Does any ideas on how to make a way to hook up DC for a lathe? gmcooter


----------



## hwebb99 (Nov 27, 2012)

Have you ever turned?


----------



## gmcooter (Jan 22, 2015)

*lathe*

Yes I have turned. I've had my lathe for years. I've just recently made a DC. I'm not sure how to connect it to the lathe. gmcooter


----------



## hwebb99 (Nov 27, 2012)

You can catch some of the sanding dust, but the chips are almost impossible to catch.


----------



## BigJoe16 (Feb 20, 2012)

You really can't catch the chips. The long stringy ones get clogged on the grate right before the impeller or get caught on the impeller blades. 

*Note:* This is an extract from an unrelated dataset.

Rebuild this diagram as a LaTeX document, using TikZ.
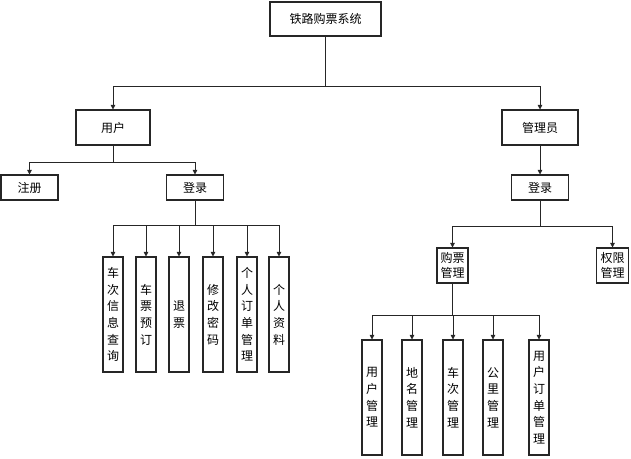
\documentclass[tikz,border=0pt]{standalone}
\usepackage{fontspec}
\newfontfamily\cjk{Noto Sans CJK SC}
\usetikzlibrary{arrows.meta}
\begin{document}
\begin{tikzpicture}[x=0.75pt,y=-0.75pt,
  box/.style={draw=black!85,line width=0.8pt,rectangle,inner sep=0pt,align=center,
    font=\cjk\fontsize{9}{12.5}\selectfont},
  tall/.style={box,minimum width=15pt,minimum height=86.25pt},
  two/.style={box,font=\cjk\fontsize{9}{11.5}\selectfont},
  conn/.style={draw=black!85,line width=0.6pt},
  arr/.style={conn,-{Triangle[length=3.5pt,width=3.5pt]}}]
\useasboundingbox (0,0) rectangle (631,458);
% nodes
\node[box,minimum width=83.25pt,minimum height=25.5pt] (top) at (325.5,19) {铁路购票系统};
\node[box,minimum width=55.5pt,minimum height=26.25pt] (user) at (113,127.5) {用户};
\node[box,minimum width=57pt,minimum height=26.25pt] (admin) at (540,127.5) {管理员};
\node[box,minimum width=42.75pt,minimum height=18.75pt] (reg) at (29.5,187.5) {注册};
\node[box,minimum width=42.75pt,minimum height=18.75pt] (loginL) at (195,187.5) {登录};
\node[box,minimum width=42.75pt,minimum height=18.75pt] (loginR) at (540,187.5) {登录};
\node[tall] (a1) at (113,314.5) {车\\次\\信\\息\\查\\询};
\node[tall] (a2) at (146,314.5) {车\\票\\预\\订};
\node[tall] (a3) at (179,314.5) {退\\票};
\node[tall] (a4) at (213,314.5) {修\\改\\密\\码};
\node[tall] (a5) at (247,314.5) {个\\人\\订\\单\\管\\理};
\node[tall] (a6) at (279,314.5) {个\\人\\资\\料};
\node[two,minimum width=23.25pt,minimum height=26.25pt] (gp) at (452.5,265.5) {购票\\管理};
\node[two,minimum width=24pt,minimum height=26.25pt] (qx) at (612.5,265.5) {权限\\管理};
\node[tall] (b1) at (372,397.5) {用\\户\\管\\理};
\node[tall] (b2) at (412,397.5) {地\\名\\管\\理};
\node[tall] (b3) at (453,397.5) {车\\次\\管\\理};
\node[tall] (b4) at (493,397.5) {公\\里\\管\\理};
\node[tall] (b5) at (539,397.5) {用\\户\\订\\单\\管\\理};
% junctions
\coordinate (j1) at (325.5,86);
\coordinate (j2) at (113,162);
\coordinate (j3) at (195,225);
\coordinate (j4) at (540,226);
\coordinate (j5) at (452.5,315);
% connectors
\draw[conn] (top) -- (j1);
\draw[arr] (j1) -| (user);
\draw[arr] (j1) -| (admin);
\draw[conn] (user) -- (j2);
\draw[arr] (j2) -| (reg);
\draw[arr] (j2) -| (loginL);
\draw[arr] (admin) -- (loginR);
\draw[conn] (loginL) -- (j3);
\foreach \n in {a1,a2,a3,a4,a5,a6} \draw[arr] (j3) -| (\n);
\draw[conn] (loginR) -- (j4);
\draw[arr] (j4) -| (gp);
\draw[arr] (j4) -| (qx);
\draw[conn] (gp) -- (j5);
\foreach \n in {b1,b2,b3,b4,b5} \draw[arr] (j5) -| (\n);
\end{tikzpicture}
\end{document}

I attached some PVC pipe to the wall along the back side to suck up the sanding dust and it works good.


----------



## gmcooter (Jan 22, 2015)

*dc for lathe*

I came up with one. It takes the dust and chips.


----------



## mengtian (Nov 8, 2012)

gmcooter said:


> I came up with one. It takes the dust and chips.


................and.................any more info?


----------



## gmcooter (Jan 22, 2015)

*dust collector for lathe*

Like Big Joe said my dc pipe goes along the wall across the top of my lathe table. I put 2 openings at each end of the lathe with blast gates so I can close them when I'm not using the lathe. I attached a 4" board along the front of the table sloped at about 15 degrees . This keeps the chips from going in the floor. When they pile up a little I push them toward the pipe an away they go. My homemade dc picks up pretty well. I'll get some pictures soon.​


----------